For Remote backups, the requirements include:
- Automated backups — Unless remote backups are your primary form of backup, remote backups can be more infrequent, as they are primarily backing up your local backups and providing for catastrophic loss.
- Critical data backups — With remote backups, you’ll not backup any data that can be reconstructed, like your computer’s OS or applications. If you store your email on a cloud service, you’ll not need to perform a remote backup on email. The reason for limiting your dataset, is two-fold: First, cloud storage is much more expensive than local storage. Second, backing up and restoring over the Net is also very slow compared to a LAN. So, you’ll only want to store critical datasets.
Backup strategy and implementation
To come up with a strategy, you’ll need to answer some questions:
- How many computers need to be backed up?

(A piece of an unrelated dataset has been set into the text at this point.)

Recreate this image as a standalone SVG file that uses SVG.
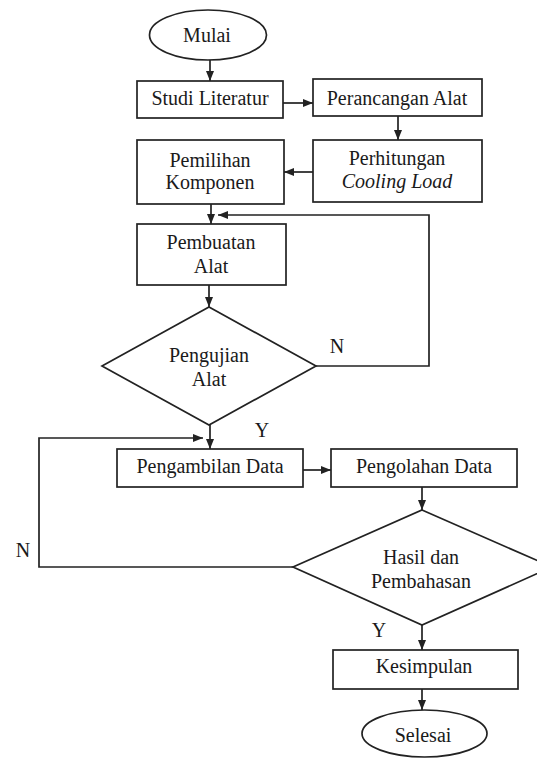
<svg xmlns="http://www.w3.org/2000/svg" width="537" height="758" viewBox="0 0 537 758">
<style>
.shape{fill:#fff;stroke:#222;stroke-width:1.7}
.t{font-family:"Liberation Serif","Times New Roman",serif;font-size:20px;fill:#1a1a1a;text-anchor:middle}
.i{font-style:italic}
.c{fill:none;stroke:#222;stroke-width:1.7}
</style>
<defs>
<marker id="ah" markerUnits="userSpaceOnUse" markerWidth="10" markerHeight="10" viewBox="0 0 10 10" refX="10" refY="5" orient="auto">
<path d="M0,1 L10,5 L0,9 Z" fill="#222"/>
</marker>
</defs>
<rect width="537" height="758" fill="#fff"/>
<g id="connectors">
<line class="c" x1="210" y1="60" x2="210" y2="81" marker-end="url(#ah)"/>
<line class="c" x1="283" y1="103" x2="313" y2="103" marker-end="url(#ah)"/>
<line class="c" x1="398" y1="116" x2="398" y2="140" marker-end="url(#ah)"/>
<line class="c" x1="313" y1="172" x2="284" y2="172" marker-end="url(#ah)"/>
<line class="c" x1="211" y1="204" x2="211" y2="224" marker-end="url(#ah)"/>
<line class="c" x1="209" y1="285" x2="209" y2="307" marker-end="url(#ah)"/>
<polyline class="c" points="316,366 429,366 429,215 218,215" marker-end="url(#ah)"/>
<line class="c" x1="210" y1="425" x2="210" y2="449" marker-end="url(#ah)"/>
<line class="c" x1="303" y1="470" x2="331" y2="470" marker-end="url(#ah)"/>
<line class="c" x1="422" y1="487" x2="422" y2="510" marker-end="url(#ah)"/>
<polyline class="c" points="293,567 39,567 39,438 203,438" marker-end="url(#ah)"/>
<line class="c" x1="422" y1="625" x2="422" y2="650" marker-end="url(#ah)"/>
<line class="c" x1="422" y1="689" x2="422" y2="710" marker-end="url(#ah)"/>
</g>
<g id="mulai">
<ellipse class="shape" cx="208" cy="35" rx="58.5" ry="25"/>
<text class="t" x="207" y="42">Mulai</text>
</g>
<g id="studi-literatur">
<rect class="shape" x="137" y="81" width="146" height="37"/>
<text class="t" x="210" y="105">Studi Literatur</text>
</g>
<g id="perancangan-alat">
<rect class="shape" x="313" y="79" width="169" height="37"/>
<text class="t" x="397" y="105">Perancangan Alat</text>
</g>
<g id="pemilihan-komponen">
<rect class="shape" x="137" y="140" width="147" height="64"/>
<text class="t" x="210" y="167">Pemilihan</text>
<text class="t" x="210" y="189">Komponen</text>
</g>
<g id="perhitungan-cooling-load">
<rect class="shape" x="313" y="140" width="169" height="62"/>
<text class="t" x="397" y="165">Perhitungan</text>
<text class="t i" x="397" y="188">Cooling Load</text>
</g>
<g id="pembuatan-alat">
<rect class="shape" x="137" y="224" width="149" height="61"/>
<text class="t" x="211" y="249">Pembuatan</text>
<text class="t" x="211" y="273">Alat</text>
</g>
<g id="pengujian-alat">
<polygon class="shape" points="209,307 316,366 209,425 102,366"/>
<text class="t" x="209" y="362">Pengujian</text>
<text class="t" x="209" y="386">Alat</text>
</g>
<g id="pengambilan-data">
<rect class="shape" x="117" y="449" width="186" height="38"/>
<text class="t" x="210" y="473">Pengambilan Data</text>
</g>
<g id="pengolahan-data">
<rect class="shape" x="331" y="449" width="186" height="38"/>
<text class="t" x="424" y="473">Pengolahan Data</text>
</g>
<g id="hasil-dan-pembahasan">
<polygon class="shape" points="422,510 552,567 422,625 293,567"/>
<text class="t" x="421" y="564">Hasil dan</text>
<text class="t" x="421" y="588">Pembahasan</text>
</g>
<g id="kesimpulan">
<rect class="shape" x="333" y="650" width="185" height="39"/>
<text class="t" x="424" y="673">Kesimpulan</text>
</g>
<g id="selesai">
<ellipse class="shape" cx="424.5" cy="733.5" rx="62.5" ry="23.5"/>
<text class="t" x="423" y="742">Selesai</text>
</g>
<g id="labels">
<text class="t" x="337" y="353">N</text>
<text class="t" x="262" y="437">Y</text>
<text class="t" x="23" y="557">N</text>
<text class="t" x="379" y="637">Y</text>
</g>
</svg>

- What is the critical data on each?
- Is some of this data already being backed up? For example, your CD collection is in iTunes and resides on your phone and tablet. That doesn’t mean that it isn’t critical, but it might not be necessary to back it up remotely.
- Do you need to be able to backup while moving your computer around within your home or office? If you have a laptop, a network attached drive makes sense.
- Do you travel with your computer? Cloud backups are really nice when you travel, though you’ll probably need more frequency.
- For local backups, do you have adequate backup software or will you need to acquire software? If your running Macs with TimeMachine support or Windows 7, you have a built-in solution. Older versions of Windows probably need a third-party solution like Retrospect or simply use a Cloud solution.
So, once you’ve answered those questions, you can design a viable plan. It can be a phased approach also. So, assuming you have no backup solution, start with a USB drive on your computer and back it up using the existing backup software or a third-party solution. That will get you started. Next, I’d suggest you get another UBS drive or flash drive and make a copy of your critical data and get it to a safe place off-site, like a safe-deposit box. Alternatively, you can use Dropbox to drop a copy of your critical files into the cloud. Just be aware that this is largely a manual operation.
That might be sufficient if you only have one or two computers. However, I’d recommend that you replace the safe-deposit-box/dropbox solution (or augment it) with a cloud solution like Mozy or Carbonite. You can find a comparison of various cloud solutions here.
Finally, if you have significant amounts of data or multiple computers, I’d highly recommend getting a NAS system. It’s also a good solution to store and serve up your music, movies and photos. I have an Iomega ix2-200. I store critical files and all my computer backups on this device. Once per quarter, I make a copy of the critical files off this device and remotely store them (on an encrypted USB drive).
The value of RAID-1 was pounded home a couple weeks ago, when one of the drives in the Iomega device failed. Iomega sent me a new drive, I replaced the drive, the system rebuilt the RAID set and all’s normal again. I had full use of the system and data while I waited to receive the replacement drive. I only needed to power it down to replace the drive (there are hot-swappable systems, but for home use, that’s overkill). Without RAID-1, I would have lost all or most of the backups and critical data.
Whatever you do … protect that data! We now live in an environment where our lives are largely digitized. Like going to the dentist, you need to be willing to invest time and some $$$ to protect what’s precious to you. The good news is once this is in place, you should sleep easier.